WORK TO BE COMPLETED:
Each line below should be retyped exactly, with no pictures.

[start]

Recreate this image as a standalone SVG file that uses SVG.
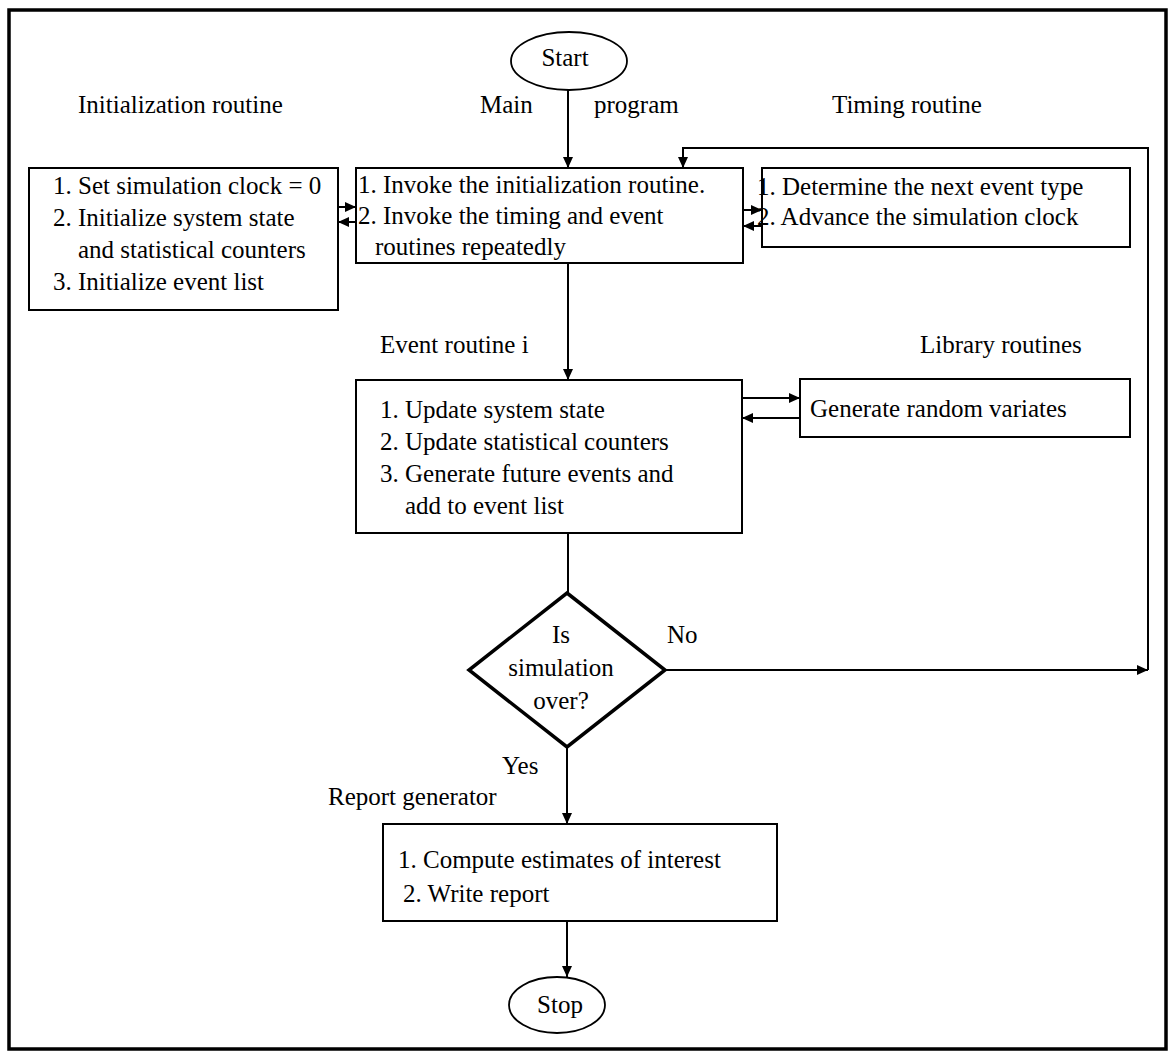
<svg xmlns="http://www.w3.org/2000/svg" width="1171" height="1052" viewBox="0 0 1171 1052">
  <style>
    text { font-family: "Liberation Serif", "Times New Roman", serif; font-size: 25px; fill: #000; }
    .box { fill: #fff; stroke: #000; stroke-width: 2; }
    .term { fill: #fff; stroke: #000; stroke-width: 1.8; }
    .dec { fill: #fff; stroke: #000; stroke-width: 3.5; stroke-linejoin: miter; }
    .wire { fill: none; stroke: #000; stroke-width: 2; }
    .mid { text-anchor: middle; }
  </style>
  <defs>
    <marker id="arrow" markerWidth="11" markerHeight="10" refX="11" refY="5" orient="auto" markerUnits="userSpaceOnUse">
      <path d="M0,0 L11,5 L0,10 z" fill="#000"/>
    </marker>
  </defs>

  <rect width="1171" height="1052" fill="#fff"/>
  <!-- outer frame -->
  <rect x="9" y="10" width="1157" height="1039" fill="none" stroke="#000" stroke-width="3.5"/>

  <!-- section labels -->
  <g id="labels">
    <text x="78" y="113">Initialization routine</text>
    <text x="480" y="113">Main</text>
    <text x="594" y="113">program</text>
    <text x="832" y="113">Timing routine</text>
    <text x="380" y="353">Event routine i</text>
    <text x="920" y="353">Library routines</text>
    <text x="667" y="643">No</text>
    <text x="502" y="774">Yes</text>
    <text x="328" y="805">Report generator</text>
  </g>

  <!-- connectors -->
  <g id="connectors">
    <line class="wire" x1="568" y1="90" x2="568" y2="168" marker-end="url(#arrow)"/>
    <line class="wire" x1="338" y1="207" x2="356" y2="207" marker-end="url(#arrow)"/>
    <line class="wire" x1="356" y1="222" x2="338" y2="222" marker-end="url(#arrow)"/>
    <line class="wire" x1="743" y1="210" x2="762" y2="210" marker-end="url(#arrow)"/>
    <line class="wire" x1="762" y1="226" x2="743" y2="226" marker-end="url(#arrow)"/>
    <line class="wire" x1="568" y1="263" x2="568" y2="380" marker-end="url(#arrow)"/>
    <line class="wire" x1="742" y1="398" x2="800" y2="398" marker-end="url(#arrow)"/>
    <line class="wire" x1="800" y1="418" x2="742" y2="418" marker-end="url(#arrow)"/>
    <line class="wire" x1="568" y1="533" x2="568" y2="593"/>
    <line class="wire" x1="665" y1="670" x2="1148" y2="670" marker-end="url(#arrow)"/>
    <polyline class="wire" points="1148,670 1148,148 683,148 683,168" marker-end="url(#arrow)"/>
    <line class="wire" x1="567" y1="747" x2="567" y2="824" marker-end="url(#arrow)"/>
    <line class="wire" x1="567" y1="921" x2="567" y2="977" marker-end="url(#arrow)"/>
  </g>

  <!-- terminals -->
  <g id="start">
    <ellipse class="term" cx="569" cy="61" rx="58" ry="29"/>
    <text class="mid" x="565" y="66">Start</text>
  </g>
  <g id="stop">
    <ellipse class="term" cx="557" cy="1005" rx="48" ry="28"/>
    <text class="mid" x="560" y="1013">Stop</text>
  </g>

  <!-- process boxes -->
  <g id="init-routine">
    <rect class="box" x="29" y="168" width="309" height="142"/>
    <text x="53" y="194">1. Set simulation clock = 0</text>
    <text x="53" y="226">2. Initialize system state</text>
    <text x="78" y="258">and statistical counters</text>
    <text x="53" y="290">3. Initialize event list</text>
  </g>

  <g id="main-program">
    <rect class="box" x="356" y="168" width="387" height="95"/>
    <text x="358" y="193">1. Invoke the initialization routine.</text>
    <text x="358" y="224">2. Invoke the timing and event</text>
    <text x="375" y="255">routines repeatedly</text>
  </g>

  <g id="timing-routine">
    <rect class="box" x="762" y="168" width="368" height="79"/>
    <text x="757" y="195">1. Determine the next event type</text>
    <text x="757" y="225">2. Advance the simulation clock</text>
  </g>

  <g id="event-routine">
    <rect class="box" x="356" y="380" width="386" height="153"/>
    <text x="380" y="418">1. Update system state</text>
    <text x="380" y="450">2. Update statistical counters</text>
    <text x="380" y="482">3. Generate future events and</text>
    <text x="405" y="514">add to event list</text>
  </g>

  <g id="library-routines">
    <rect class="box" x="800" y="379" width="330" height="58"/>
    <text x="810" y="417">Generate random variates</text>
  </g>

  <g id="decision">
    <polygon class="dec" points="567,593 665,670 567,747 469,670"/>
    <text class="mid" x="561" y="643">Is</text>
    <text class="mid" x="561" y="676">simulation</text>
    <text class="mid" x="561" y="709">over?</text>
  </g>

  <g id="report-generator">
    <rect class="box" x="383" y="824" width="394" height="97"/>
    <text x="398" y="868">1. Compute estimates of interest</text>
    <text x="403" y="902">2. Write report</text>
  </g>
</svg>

[end]

WRITTEN RESPONSE:
Recreate this image as a standalone SVG file that uses SVG.
<svg xmlns="http://www.w3.org/2000/svg" width="1171" height="1052" viewBox="0 0 1171 1052">
  <style>
    text { font-family: "Liberation Serif", "Times New Roman", serif; font-size: 25px; fill: #000; }
    .box { fill: #fff; stroke: #000; stroke-width: 2; }
    .term { fill: #fff; stroke: #000; stroke-width: 1.8; }
    .dec { fill: #fff; stroke: #000; stroke-width: 3.5; stroke-linejoin: miter; }
    .wire { fill: none; stroke: #000; stroke-width: 2; }
    .mid { text-anchor: middle; }
  </style>
  <defs>
    <marker id="arrow" markerWidth="11" markerHeight="10" refX="11" refY="5" orient="auto" markerUnits="userSpaceOnUse">
      <path d="M0,0 L11,5 L0,10 z" fill="#000"/>
    </marker>
  </defs>

  <rect width="1171" height="1052" fill="#fff"/>
  <!-- outer frame -->
  <rect x="9" y="10" width="1157" height="1039" fill="none" stroke="#000" stroke-width="3.5"/>

  <!-- section labels -->
  <g id="labels">
    <text x="78" y="113">Initialization routine</text>
    <text x="480" y="113">Main</text>
    <text x="594" y="113">program</text>
    <text x="832" y="113">Timing routine</text>
    <text x="380" y="353">Event routine i</text>
    <text x="920" y="353">Library routines</text>
    <text x="667" y="643">No</text>
    <text x="502" y="774">Yes</text>
    <text x="328" y="805">Report generator</text>
  </g>

  <!-- connectors -->
  <g id="connectors">
    <line class="wire" x1="568" y1="90" x2="568" y2="168" marker-end="url(#arrow)"/>
    <line class="wire" x1="338" y1="207" x2="356" y2="207" marker-end="url(#arrow)"/>
    <line class="wire" x1="356" y1="222" x2="338" y2="222" marker-end="url(#arrow)"/>
    <line class="wire" x1="743" y1="210" x2="762" y2="210" marker-end="url(#arrow)"/>
    <line class="wire" x1="762" y1="226" x2="743" y2="226" marker-end="url(#arrow)"/>
    <line class="wire" x1="568" y1="263" x2="568" y2="380" marker-end="url(#arrow)"/>
    <line class="wire" x1="742" y1="398" x2="800" y2="398" marker-end="url(#arrow)"/>
    <line class="wire" x1="800" y1="418" x2="742" y2="418" marker-end="url(#arrow)"/>
    <line class="wire" x1="568" y1="533" x2="568" y2="593"/>
    <line class="wire" x1="665" y1="670" x2="1148" y2="670" marker-end="url(#arrow)"/>
    <polyline class="wire" points="1148,670 1148,148 683,148 683,168" marker-end="url(#arrow)"/>
    <line class="wire" x1="567" y1="747" x2="567" y2="824" marker-end="url(#arrow)"/>
    <line class="wire" x1="567" y1="921" x2="567" y2="977" marker-end="url(#arrow)"/>
  </g>

  <!-- terminals -->
  <g id="start">
    <ellipse class="term" cx="569" cy="61" rx="58" ry="29"/>
    <text class="mid" x="565" y="66">Start</text>
  </g>
  <g id="stop">
    <ellipse class="term" cx="557" cy="1005" rx="48" ry="28"/>
    <text class="mid" x="560" y="1013">Stop</text>
  </g>

  <!-- process boxes -->
  <g id="init-routine">
    <rect class="box" x="29" y="168" width="309" height="142"/>
    <text x="53" y="194">1. Set simulation clock = 0</text>
    <text x="53" y="226">2. Initialize system state</text>
    <text x="78" y="258">and statistical counters</text>
    <text x="53" y="290">3. Initialize event list</text>
  </g>

  <g id="main-program">
    <rect class="box" x="356" y="168" width="387" height="95"/>
    <text x="358" y="193">1. Invoke the initialization routine.</text>
    <text x="358" y="224">2. Invoke the timing and event</text>
    <text x="375" y="255">routines repeatedly</text>
  </g>

  <g id="timing-routine">
    <rect class="box" x="762" y="168" width="368" height="79"/>
    <text x="757" y="195">1. Determine the next event type</text>
    <text x="757" y="225">2. Advance the simulation clock</text>
  </g>

  <g id="event-routine">
    <rect class="box" x="356" y="380" width="386" height="153"/>
    <text x="380" y="418">1. Update system state</text>
    <text x="380" y="450">2. Update statistical counters</text>
    <text x="380" y="482">3. Generate future events and</text>
    <text x="405" y="514">add to event list</text>
  </g>

  <g id="library-routines">
    <rect class="box" x="800" y="379" width="330" height="58"/>
    <text x="810" y="417">Generate random variates</text>
  </g>

  <g id="decision">
    <polygon class="dec" points="567,593 665,670 567,747 469,670"/>
    <text class="mid" x="561" y="643">Is</text>
    <text class="mid" x="561" y="676">simulation</text>
    <text class="mid" x="561" y="709">over?</text>
  </g>

  <g id="report-generator">
    <rect class="box" x="383" y="824" width="394" height="97"/>
    <text x="398" y="868">1. Compute estimates of interest</text>
    <text x="403" y="902">2. Write report</text>
  </g>
</svg>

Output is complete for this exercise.